La blancheur de la neige peut être conçue de la manière suivante : elle renvoie la lumière avec beaucoup de force, quoiqu’elle ne soit que de la glace, dont chaque particule est transparente lorsqu’on l’examine de près ; il semble que presque toute la lumière, bien loin d’être réfléchie, devroit plutôt passer à travers les pores qui se trouvent entre chaque particule. Cependant, dès qu’on vient à considérer avec attention ces petits espaces intermédiaires, on apperçoit qu’ils sont d’une figure fort irrégulière, ce qui contribue à la réflexion des rayons de la lumière ; il en est ici comme du verre le plus transparent que l’on réduit en poudre ; car il est aussi blanc que la neige, & les parties dont il est composé sont aussi transparentes lorsqu’on les examine en elles-mêmes.
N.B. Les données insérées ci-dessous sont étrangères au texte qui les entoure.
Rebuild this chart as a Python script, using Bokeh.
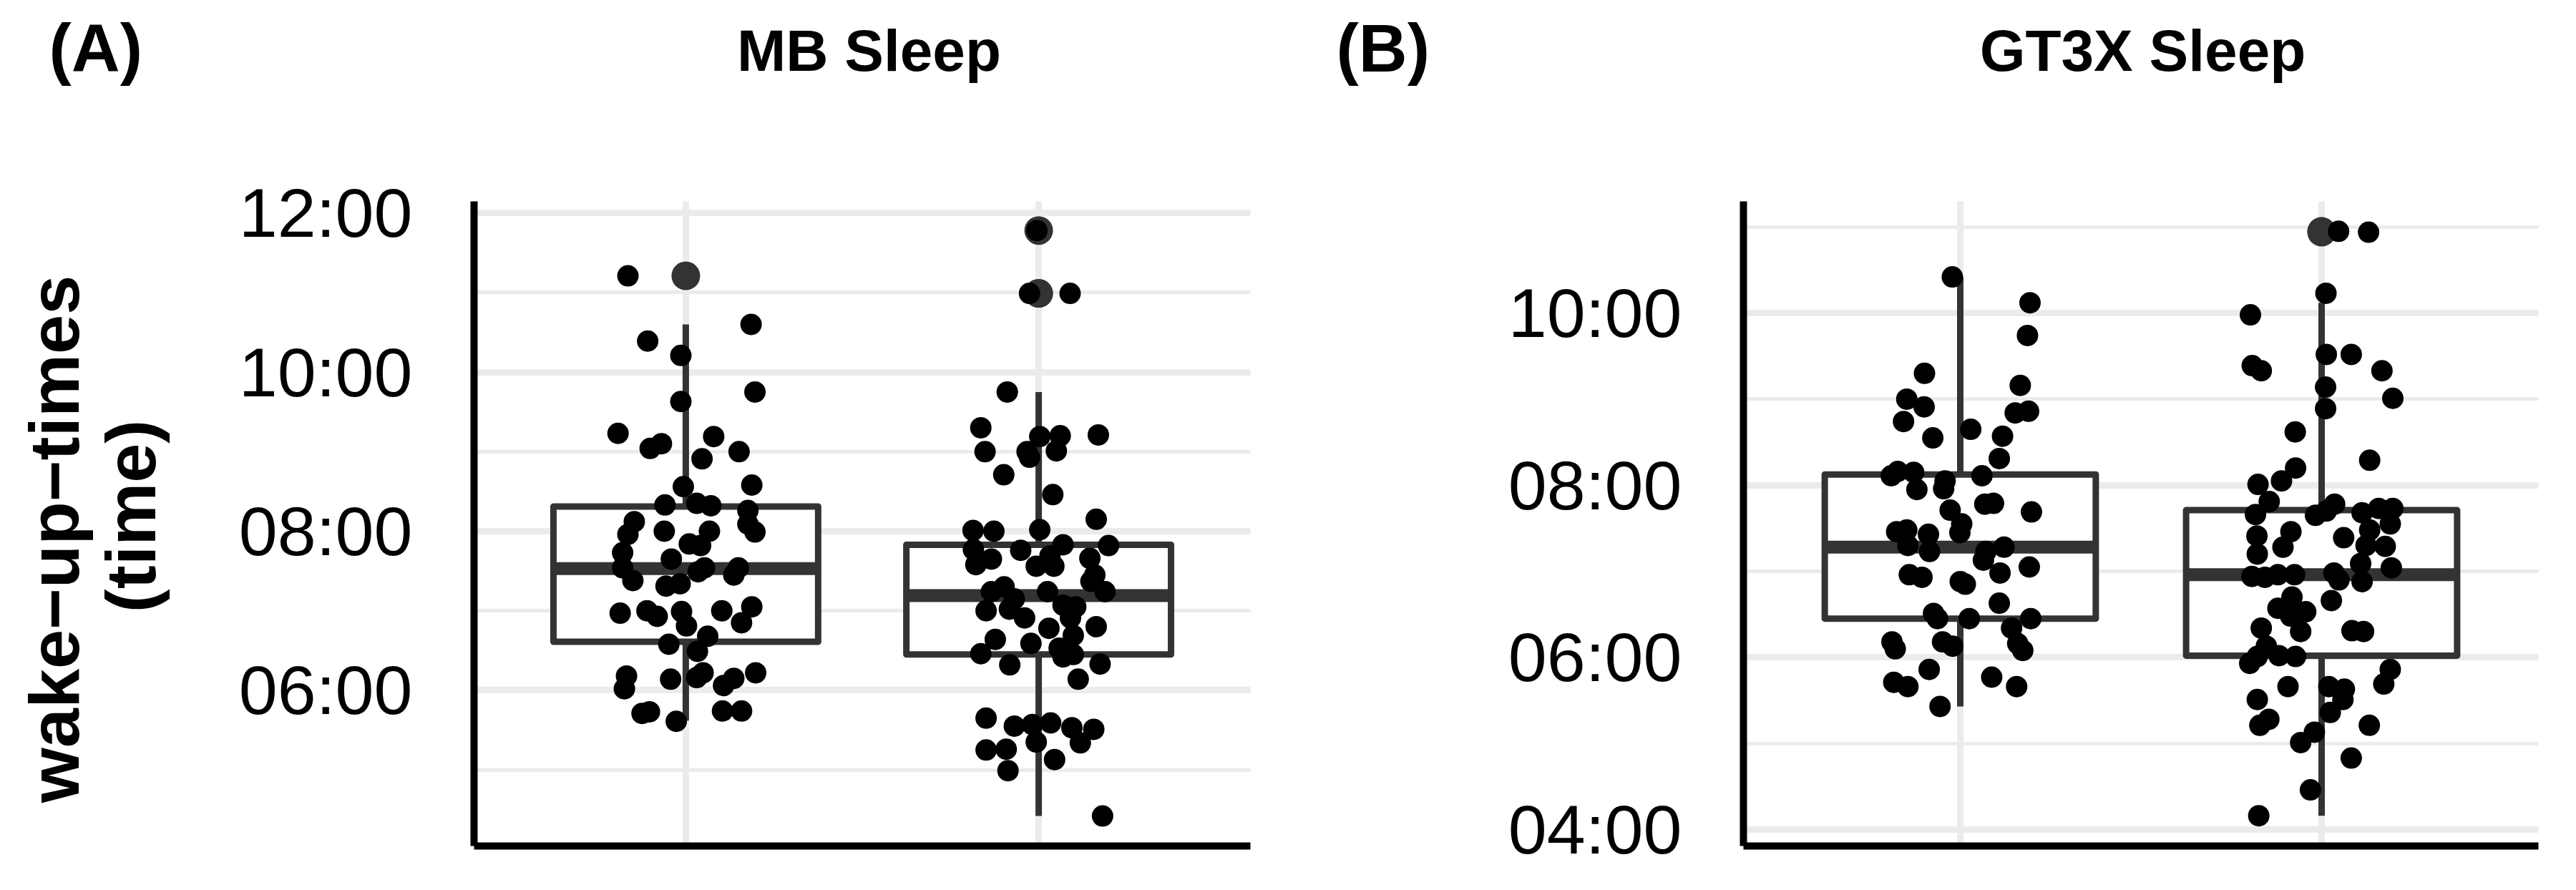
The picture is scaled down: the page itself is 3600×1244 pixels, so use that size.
import math
from bokeh.plotting import figure
from bokeh.models import Range1d, FixedTicker, ColumnDataSource, LinearAxis, Grid
from bokeh.layouts import row
from bokeh.embed import file_html
from bokeh.resources import INLINE
from bokeh.core.properties import value

# ------------------------------------------------------------------ data
groups = [1, 2]                      # two groups per panel (no x labels shown)

# y axis ticks (hours of the day)
mb_ticks = [6, 8, 10, 12]
mb_tick_labels = ["06:00", "08:00", "10:00", "12:00"]
mb_minor = [5, 7, 9, 11]
gt_ticks = [4, 6, 8, 10]
gt_tick_labels = ["04:00", "06:00", "08:00", "10:00"]
gt_minor = [5, 7, 9, 11]

# Panel A - MB Sleep: box statistics
mb_lower = [5.62, 4.42]
mb_q1 = [6.61, 6.45]
mb_median = [7.53, 7.19]
mb_q3 = [8.31, 7.83]
mb_upper = [10.60, 9.75]
mb_outlier_group = [1, 2, 2, 2]
mb_outlier_value = [11.21, 11.78, 10.99, 10.99]

# Panel A - individual wake-up times (jittered points)
mb_g1_values = [11.21, 10.60, 10.39, 10.21, 9.75, 9.63, 9.23, 9.04, 9.10, 9.19,
                9.00, 8.91, 8.56, 8.58, 8.33, 8.35, 8.32, 8.26, 8.12, 8.09,
                7.99, 7.96, 8.00, 8.00, 7.84, 7.82, 7.73, 7.65, 7.54, 7.38,
                7.54, 7.49, 7.54, 7.45, 7.31, 7.34, 6.97, 7.00, 6.93, 6.99,
                6.81, 7.00, 7.05, 6.85, 6.58, 6.68, 6.49, 6.18, 6.02, 6.14,
                6.16, 6.22, 6.06, 6.15, 6.22, 5.71, 5.73, 5.61, 5.74, 5.74]
mb_g1_jitter = [-0.164, 0.185, -0.108, -0.014, 0.196, -0.014, -0.192, -0.101, -0.069, 0.079,
                0.151, 0.046, -0.007, 0.187, -0.059, 0.031, 0.071, 0.176, -0.146, 0.176,
                0.196, -0.164, -0.061, 0.067, 0.010, 0.042, -0.179, -0.041, -0.179, -0.150,
                0.053, 0.035, 0.149, 0.136, -0.056, -0.016, -0.186, -0.110, -0.081, -0.012,
                0.002, 0.102, 0.187, 0.158, -0.048, 0.062, 0.033, -0.168, -0.174, -0.043,
                0.031, 0.049, 0.107, 0.136, 0.198, -0.124, -0.103, -0.027, 0.104, 0.158]
mb_g2_values = [11.78, 10.99, 10.99, 9.75, 9.30, 9.00, 9.19, 9.20, 9.21, 9.00,
                8.93, 9.01, 8.71, 8.46, 8.01, 8.00, 8.02, 8.15, 7.77, 7.58,
                7.65, 7.76, 7.83, 7.82, 7.66, 7.69, 7.56, 7.56, 7.37, 7.45,
                7.24, 7.24, 7.30, 7.15, 7.24, 7.07, 7.05, 7.00, 7.02, 6.91,
                6.91, 6.78, 6.80, 6.69, 6.64, 6.46, 6.59, 6.53, 6.42, 6.45,
                6.32, 6.33, 6.14, 5.65, 5.55, 5.57, 5.59, 5.53, 5.51, 5.35,
                5.34, 5.25, 5.26, 4.99, 5.13, 4.42]
mb_g2_jitter = [-0.005, -0.026, 0.089, -0.089, -0.164, -0.152, 0.003, 0.061, 0.169, -0.033,
                -0.026, 0.050, -0.099, 0.040, -0.186, -0.127, 0.003, 0.163, -0.185, -0.178,
                -0.134, -0.051, 0.069, 0.198, 0.145, 0.032, -0.007, 0.043, 0.148, 0.159,
                0.188, -0.134, -0.098, -0.069, 0.025, 0.069, 0.105, -0.149, -0.083, -0.040,
                0.090, 0.029, 0.163, 0.098, -0.123, -0.164, -0.022, 0.058, 0.069, 0.098,
                -0.082, 0.174, 0.112, -0.149, -0.069, -0.018, 0.034, 0.094, 0.156, -0.007,
                0.118, -0.149, -0.092, -0.087, 0.045, 0.181]

# Panel B - GT3X Sleep: box statistics
gt_lower = [5.43, 4.16]
gt_q1 = [6.45, 6.02]
gt_median = [7.28, 6.96]
gt_q3 = [8.125, 7.71]
gt_upper = [10.42, 10.12]
gt_outlier_group = [2, 2]
gt_outlier_value = [10.95, 10.94]

gt_g1_values = [10.42, 10.12, 9.74, 9.30, 9.00, 8.91, 9.16, 8.84, 8.86, 8.74,
                8.55, 8.65, 8.57, 8.31, 8.11, 8.16, 8.15, 7.95, 8.05, 7.96,
                8.11, 7.78, 7.79, 7.71, 7.69, 7.55, 7.45, 7.46, 7.48, 7.43,
                7.30, 7.23, 7.23, 7.13, 7.28, 6.98, 7.05, 6.96, 6.93, 6.88,
                6.85, 6.63, 6.51, 6.45, 6.45, 6.45, 6.34, 6.18, 6.13, 6.18,
                6.10, 6.16, 6.08, 5.86, 5.71, 5.66, 5.77, 5.66, 5.43]
gt_g1_jitter = [-0.022, 0.193, 0.186, -0.099, -0.148, -0.100, 0.166, 0.152, 0.189, -0.157,
                -0.076, 0.029, 0.117, 0.108, -0.191, -0.173, -0.129, -0.120, -0.042, -0.046,
                0.060, 0.068, 0.092, -0.028, 0.197, 0.004, -0.001, -0.176, -0.148, -0.088,
                -0.145, -0.085, 0.071, 0.064, 0.121, 0.110, 0.191, -0.141, -0.106, 0.000,
                0.014, 0.108, -0.074, -0.063, 0.025, 0.195, 0.142, -0.049, -0.021, -0.189,
                -0.180, 0.159, 0.173, -0.086, -0.184, -0.145, 0.087, 0.156, -0.056]
gt_g2_values = [10.95, 10.94, 10.23, 9.98, 9.39, 9.33, 9.52, 9.52, 9.33, 9.14,
                9.01, 8.89, 8.62, 8.29, 8.20, 8.05, 8.01, 7.81, 7.66, 7.65,
                7.78, 7.70, 7.68, 7.73, 7.73, 7.55, 7.46, 7.41, 7.39, 7.48,
                7.28, 7.20, 7.30, 7.29, 7.09, 7.04, 6.94, 6.93, 6.96, 6.96,
                6.98, 6.90, 6.88, 6.70, 6.66, 6.57, 6.53, 6.48, 6.34, 6.30,
                6.31, 6.30, 6.13, 5.93, 6.01, 6.02, 6.01, 5.86, 5.69, 5.66,
                5.66, 5.63, 5.51, 5.51, 5.28, 5.21, 5.36, 5.21, 5.13, 5.01,
                4.83, 4.46, 4.16]
gt_g2_jitter = [0.047, 0.130, 0.012, -0.197, -0.192, -0.167, 0.013, 0.082, 0.167, 0.011,
                0.197, 0.011, -0.073, 0.133, -0.072, -0.111, -0.176, -0.145, -0.183, -0.017,
                0.036, 0.013, 0.112, 0.158, 0.197, 0.190, -0.085, -0.179, 0.061, 0.133,
                -0.107, -0.178, 0.123, 0.176, 0.108, 0.193, -0.193, -0.157, -0.121, -0.075,
                0.034, 0.048, 0.112, -0.082, 0.027, -0.121, -0.044, -0.086, -0.167, -0.058,
                0.084, 0.116, -0.153, -0.199, -0.178, -0.118, -0.072, 0.190, 0.172, -0.093,
                0.020, 0.063, 0.059, -0.178, -0.146, -0.171, 0.024, 0.132, -0.020, -0.058,
                0.082, -0.031, -0.174]

# ------------------------------------------------------------------ layout (pixels of the full picture)
FIG_TOP, FIG_BOTTOM = 8, 1236
FRAME_TOP, FRAME_BOTTOM = 289, 1190
X_LO, X_HI = 0.4, 2.6    # discrete axis with 0.6 expansion
BOX_W = 0.75
GRID = "#EBEBEB"
DARK = "#333333"
FONT = "Liberation Sans"


def build(fig_l, fig_r, frame_l, frame_r, y_lo, y_hi,
          ticks, tick_labels, minor, lower, q1, med, q3, upper, out_g, out_v,
          g1_vals, g1_jit, g2_vals, g2_jit, texts):
    ppx = (frame_r - frame_l) / (X_HI - X_LO)
    ppy = (FRAME_BOTTOM - FRAME_TOP) / (y_hi - y_lo)
    xr = Range1d(X_LO - (frame_l - fig_l) / ppx, X_HI + (fig_r - frame_r) / ppx)
    yr = Range1d(y_lo - (FIG_BOTTOM - FRAME_BOTTOM) / ppy,
                 y_hi + (FRAME_TOP - FIG_TOP) / ppy)
    p = figure(width=fig_r - fig_l, height=FIG_BOTTOM - FIG_TOP,
               x_range=xr, y_range=yr, x_axis_type=None, y_axis_type=None,
               output_backend="svg", toolbar_location=None,
               min_border=0, min_border_left=0, min_border_right=0,
               min_border_top=0, min_border_bottom=0)
    p.title.visible = False
    p.outline_line_color = None
    p.background_fill_color = "white"
    p.border_fill_color = "white"

    # ---- grids (limited to the panel)
    vgrid = Grid(dimension=0, ticker=FixedTicker(ticks=groups),
                 grid_line_color=GRID, grid_line_width=9)
    hgrid = Grid(dimension=1, ticker=FixedTicker(ticks=ticks, minor_ticks=minor),
                 bounds=(y_lo, y_hi),
                 grid_line_color=GRID, grid_line_width=9,
                 minor_grid_line_color=GRID, minor_grid_line_width=4.8)
    try:
        vgrid.cross_bounds = (y_lo, y_hi)
        hgrid.cross_bounds = (X_LO, X_HI)
        p.add_layout(vgrid)
        p.add_layout(hgrid)
    except Exception:
        p.segment(x0=groups, x1=groups, y0=[y_lo] * 2, y1=[y_hi] * 2,
                  line_color=GRID, line_width=9, level="underlay")
        p.segment(x0=[X_LO] * len(ticks), x1=[X_HI] * len(ticks), y0=ticks, y1=ticks,
                  line_color=GRID, line_width=9, level="underlay")
        mm = [m for m in minor if y_lo < m < y_hi]
        p.segment(x0=[X_LO] * len(mm), x1=[X_HI] * len(mm), y0=mm, y1=mm,
                  line_color=GRID, line_width=4.8, level="underlay")

    # ---- axes at the panel edges
    yax = LinearAxis(fixed_location=X_LO, bounds=(y_lo, y_hi),
                     ticker=FixedTicker(ticks=ticks, minor_ticks=minor))
    yax.major_label_overrides = {t: l for t, l in zip(ticks, tick_labels)}
    yax.axis_line_color = "black"
    yax.axis_line_width = 10
    yax.major_tick_line_color = None
    yax.minor_tick_line_color = None
    yax.major_tick_out = 0
    yax.major_tick_in = 0
    yax.major_label_standoff = 82
    yax.major_label_text_font = FONT
    yax.major_label_text_font_size = "97px"
    yax.major_label_text_color = "black"
    p.add_layout(yax, "left")

    xax = LinearAxis(fixed_location=y_lo, bounds=(X_LO, X_HI),
                     ticker=FixedTicker(ticks=[]))
    xax.axis_line_color = "black"
    xax.axis_line_width = 10
    xax.major_tick_line_color = None
    xax.minor_tick_line_color = None
    p.add_layout(xax, "below")

    # ---- boxplots
    src = ColumnDataSource(dict(
        x=groups, lower=lower, q1=q1, med=med, q3=q3, upper=upper,
        left=[g - BOX_W / 2 for g in groups],
        right=[g + BOX_W / 2 for g in groups]))
    p.segment(x0="x", y0="q3", x1="x", y1="upper", source=src,
              line_color=DARK, line_width=9)
    p.segment(x0="x", y0="q1", x1="x", y1="lower", source=src,
              line_color=DARK, line_width=9)
    p.quad(left="left", right="right", bottom="q1", top="q3", source=src,
           fill_color="white", line_color=DARK, line_width=9,
           line_join="round")
    p.segment(x0="left", y0="med", x1="right", y1="med", source=src,
              line_color=DARK, line_width=18)
    p.scatter(x=out_g, y=out_v, size=40, fill_color=DARK, line_color=None)

    # ---- jittered points
    xs = [groups[0] + j for j in g1_jit] + [groups[1] + j for j in g2_jit]
    ys = list(g1_vals) + list(g2_vals)
    p.scatter(x=xs, y=ys, size=30, fill_color="black", line_color=None)

    # ---- texts, positioned (visual centre) from picture pixels
    def dx(X):
        return X_LO + (X - frame_l) / ppx

    def dy(Y):
        return y_lo + (FRAME_BOTTOM - Y) / ppy

    for t in texts:
        p.text(x=[dx(t["X"])], y=[dy(t["Y"])], text=[t["text"]],
               angle=t.get("angle", 0), text_font=value(FONT),
               text_font_style="bold", text_font_size=value(t["size"]),
               text_color="black", text_align=t["align"],
               text_baseline="middle")
    return p


texts_a = [
    dict(text="(A)", X=76, Y=75, size="94px", align="left"),
    dict(text="MB Sleep", X=1222, Y=78, size="82px", align="center"),
    dict(text="wake\u2212up\u2212times", X=83, Y=761, size="99px",
         align="center", angle=math.pi / 2),
    dict(text="(time)", X=190, Y=729, size="99px", align="center",
         angle=math.pi / 2),
]
texts_b = [
    dict(text="(B)", X=1875, Y=75, size="94px", align="left"),
    dict(text="GT3X Sleep", X=3002, Y=78, size="82px", align="center"),
]

pa = build(8, 1808, 670, 1755, 4.043, 12.146, mb_ticks, mb_tick_labels, mb_minor,
           mb_lower, mb_q1, mb_median, mb_q3, mb_upper,
           mb_outlier_group, mb_outlier_value,
           mb_g1_values, mb_g1_jitter, mb_g2_values, mb_g2_jitter, texts_a)
pb = build(1808, 3592, 2444, 3555, 3.808, 11.298, gt_ticks, gt_tick_labels, gt_minor,
           gt_lower, gt_q1, gt_median, gt_q3, gt_upper,
           gt_outlier_group, gt_outlier_value,
           gt_g1_values, gt_g1_jitter, gt_g2_values, gt_g2_jitter, texts_b)

layout = row(pa, pb)
open("out.html", "w").write(file_html(layout, INLINE))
La froideur de la neige n’a rien de particulier en général ; la neige & la glace sont également froides, soit dans l’instant de leur formation, soit après qu’elles se sont formées, toutes les circonstances étant d’ailleurs les mêmes ; mais lorsque la neige est rassemblée en tas, il paroît qu’elle conserve une température plus douce qu’à la surface. On lit dans les Mémoires de l’académie des sciences, le détail des expériences de M. Guettard, qui tendent à prouver qu’il fait moins froid sous la neige qu’à l’air extérieur, & que plus le monceau est épais, plus le thermomètre qu’on plonge au bas de cette masse se tient au-dessus de zéro. C’est ce que les perdrix semblent avoir appris de la nature. Ces oiseaux se cachent en hiver sous la neige, & on les y chasse avec des chiens dressés. Les hommes pris de la nuit en voyageant, se forment des cabanes de neige où ils passent les nuits les plus froides, sans avoir rien à craindre de leur rigueur.

Économie rurale.

L’assertion d’un chimiste qui dit avoir découvert du nitre dans la neige, ne trouve guères plus de défenseurs ; & si on n’avoit à alléguer que cette substance saline, pour prouver l’influence de la neige sur la végétation, la question seroit bientôt terminée : mais on a des faits beaucoup plus positifs, déduits de l’observation, & que la composition même de la neige peut faire présumer. On ne peut nier en effet, que la neige, comme cristallisation, ne contienne beaucoup d’air, outre l’eau qui est son autre principe : or, ces deux élémens sont les grands agens de la végétation. Il est constant d’ailleurs, que la neige contribue à la fertilité de bien des terres, & à l’accroissement d’un grand nombre de végétaux. Les années où il tombe beaucoup de neige, sont toujours abondantes, & les montagnes que la neige couvre perpétuellement, sont chargées à leur base, sur leur adossement & dans les prairies, des plantes les plus vertes & les mieux nourries.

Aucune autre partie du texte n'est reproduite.